領導幹部違法違規干預辦案,本質也是權力干預審判權、檢察權,干擾司法人員秉公辦案,影響案件公正處理,此類亂象在當下已為民眾深惡痛絕。在此意義上,逢問必錄就顯得愈發重要。
由於受傳統人情社會的影響,尤其是存在的“怕得罪人”“怕擔責任”或者“記錄就是出賣”的顧慮,部分檢察人員對記錄工作沒有深刻理解認識,“三個規定”的落實情況也打了折扣。
領導幹部干預司法活動記錄制度的基礎是記錄,要害也是記錄,沒有全面如實地記錄,規定不僅無法落實,“陽光檢察”更會淪為一句空話。
鑑於此,2018年3月,最高檢檢察長張軍對記錄工作作出批示:“作為一項中央報告制度,要把這項工作當作政治紀律和政治規矩執行遵守。”5個月後,《關於建立過問或干預、插手檢察辦案等重大事項記錄報告制度的實施辦法》正式在全國檢察機關印發實施。

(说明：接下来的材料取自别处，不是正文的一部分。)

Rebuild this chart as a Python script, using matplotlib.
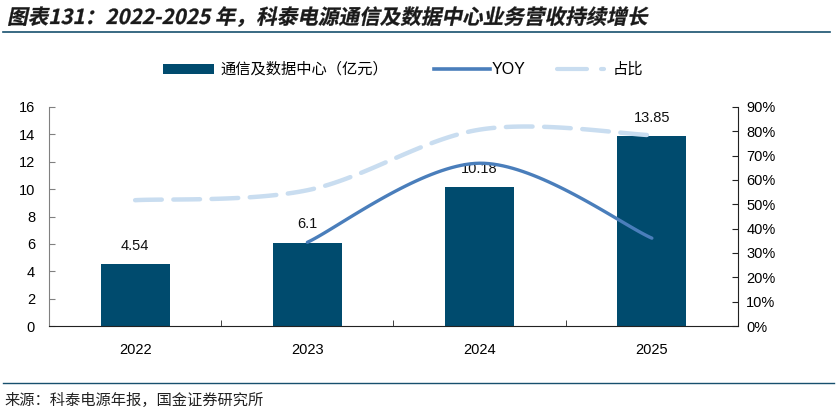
import numpy as np
import matplotlib
matplotlib.use("Agg")
import matplotlib.pyplot as plt
from matplotlib.ticker import FuncFormatter, FixedLocator
from matplotlib.textpath import TextPath
from matplotlib.patches import PathPatch, Rectangle
from matplotlib.font_manager import FontProperties
from matplotlib.lines import Line2D
import matplotlib.transforms as mtransforms

plt.rcParams["font.family"] = ["Liberation Sans", "Noto Sans CJK SC", "DejaVu Sans"]

years = ["2022", "2023", "2024", "2025"]
revenue = [4.54, 6.1, 10.18, 13.85]          # 亿元
yoy = [None, 0.344, 0.669, 0.361]
share = [0.517, 0.558, 0.807, 0.784]

title = "图表131：2022-2025 年，科泰电源通信及数据中心业务营收持续增长"
source = "来源：科泰电源年报，国金证券研究所"

BAR = "#004B6E"
YOY_C = "#4A7EBB"
SHARE_C = "#C9DDF0"
CJK = ["Noto Sans CJK SC", "DejaVu Sans"]

W, H = 837, 412
fig = plt.figure(figsize=(W / 100, H / 100), dpi=100)
px = mtransforms.Affine2D().scale(1 / 100) + fig.dpi_scale_trans


def smooth(xs, ys, n=40):
    # Excel-style smoothed line (Catmull-Rom bezier)
    pts = np.column_stack([xs, ys]).astype(float)
    out = []
    for i in range(len(pts) - 1):
        p0 = pts[max(i - 1, 0)]
        p1, p2 = pts[i], pts[i + 1]
        p3 = pts[min(i + 2, len(pts) - 1)]
        c1 = p1 + (p2 - p0) / 6
        c2 = p2 - (p3 - p1) / 6
        t = np.linspace(0, 1, n)[:, None]
        seg = (1 - t) ** 3 * p1 + 3 * (1 - t) ** 2 * t * c1 + 3 * (1 - t) * t ** 2 * c2 + t ** 3 * p2
        out.append(seg if i == 0 else seg[1:])
    seg = np.vstack(out)
    return seg[:, 0], seg[:, 1]


# title (slanted) and rule
fp = FontProperties(family=CJK, weight="bold")
tp = TextPath((0, 0), title, size=20.6, prop=fp)
tr = mtransforms.Affine2D().skew_deg(12, 0).translate(7, H - 24)
fig.add_artist(PathPatch(tp, transform=tr + px, facecolor="#1a1a1a", edgecolor="#1a1a1a", lw=0.2))
fig.add_artist(Line2D([3, 830], [H - 32, H - 32], transform=px, color="#17506E", lw=1.2))

# axes
ax = fig.add_axes([49 / W, 1 - 326 / H, (738 - 49) / W, (326 - 107) / H])
x = np.arange(len(years))
ax.bar(x, revenue, width=0.4, color=BAR, zorder=2)
for xi, v in zip(x, revenue):
    ax.annotate(f"{v:g}", (xi, v), xytext=(0, 8), textcoords="offset points",
                ha="center", va="bottom", fontsize=10.5, color="#111111")

ax.set_xlim(-0.5, 3.5)
ax.set_ylim(0, 16)
ax.set_yticks(range(0, 17, 2))
ax.set_xticks(x)
ax.set_xticklabels(years)
ax.xaxis.set_minor_locator(FixedLocator([0.5, 1.5, 2.5]))
ax.tick_params(axis="x", which="major", length=0, pad=12, labelsize=10.5)
ax.tick_params(axis="x", which="minor", direction="in", length=4, color="#222222")
ax.tick_params(axis="y", direction="in", length=4, color="#808080", labelsize=10.5, pad=10)
for s in ["top", "right"]:
    ax.spines[s].set_visible(False)
ax.spines["left"].set_color("#808080")
ax.spines["bottom"].set_color("#222222")

ax2 = ax.twinx()
ax2.set_ylim(0, 0.9)
ax2.set_yticks(np.arange(0, 0.91, 0.1))
ax2.yaxis.set_major_formatter(FuncFormatter(lambda v, _: f"{v * 100:.0f}%"))
ax2.tick_params(axis="y", direction="in", length=4, color="#222222", labelsize=10.5, pad=6)
for s in ["top", "left", "bottom"]:
    ax2.spines[s].set_visible(False)
ax2.spines["right"].set_color("#222222")

sx, sy = smooth(x, share)
ax2.plot(sx, sy, color=SHARE_C, lw=3.2, dashes=(6, 2.6), dash_capstyle="round", zorder=3)
yx = [xi for xi, v in zip(x, yoy) if v is not None]
yv = [v for v in yoy if v is not None]
lx, ly = smooth(yx, yv)
ax2.plot(lx, ly, color=YOY_C, lw=2.4, solid_capstyle="round", zorder=4)

# legend (drawn by hand to match placement)
ly0 = H - 69
fig.add_artist(Rectangle((163, ly0 - 5), 51, 10, transform=px, facecolor=BAR, edgecolor="none"))
fig.text(220 / W, ly0 / H, "通信及数据中心（亿元）", family=CJK, fontsize=11, va="center", ha="left")
fig.add_artist(Line2D([434, 490], [ly0, ly0], transform=px, color=YOY_C, lw=2.6))
fig.text(492 / W, ly0 / H, "YOY", fontsize=11.5, va="center", ha="left")
fig.add_artist(Line2D([557, 587], [ly0, ly0], transform=px, color=SHARE_C, lw=3, solid_capstyle="round"))
fig.add_artist(Line2D([601, 604], [ly0, ly0], transform=px, color=SHARE_C, lw=3, solid_capstyle="round"))
fig.text(613 / W, ly0 / H, "占比", family=CJK, fontsize=11, va="center", ha="left")

# source
fig.add_artist(Line2D([3, 834], [H - 383, H - 383], transform=px, color="#17506E", lw=1.0))
fig.text(4 / W, 1 - 400 / H, source, family=CJK, fontsize=11, va="center", ha="left", color="#222222")

fig.savefig("out.png", dpi=100)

《實施辦法》不僅在人檢察人員上實行全覆蓋,而且還將政法專項編制人員、事業編制人員、聘用人員、勞務派遣人員、政府購買服務人員、實習生、掛職借調人員等都納入在內,將報告事項從司法辦案延伸到幹部選拔、專案安排、工程建設、監督執紀等方面。
最重要的是,一旦發現檢察人員未記錄或未如實記錄的,將會收到嚴格的紀律處分。效果也是明顯的,2020年全國檢察機關主動記錄報告的事項數,相當於2018年、2019年兩年總和的5.8倍。
需要指出的是,“過問”是個中性詞。在2020年檢察機關的67700餘件記錄報告中,反映情況、過問了解案情的佔比為96.6%,干預、插手檢察辦案,要求法外開恩的只是極小部分。
但不管“過問”正當與否,逢問必錄的辦法無疑減輕了辦案人員的心理壓力,提高了抵制說情干擾制度的可操作性。同時,還有利於強化威懾作用,讓任何敢於干預司法活動、插手具體案件處理的組織、個人都有所忌憚,也有利於上級黨委和紀檢監察部門全面掌握情況,及時發現違紀違法線索。
從目前的工作來看,“逢問必錄”正在檢察機關逐步養成,這也倒逼了檢察機關司法更加規範。“三個規定”把某些人過問或插手、干預案件的路徑堵死,同時把檢察辦案“曬”到“陽光”下,讓暗箱操作沒有空間,讓司法腐敗無法藏身。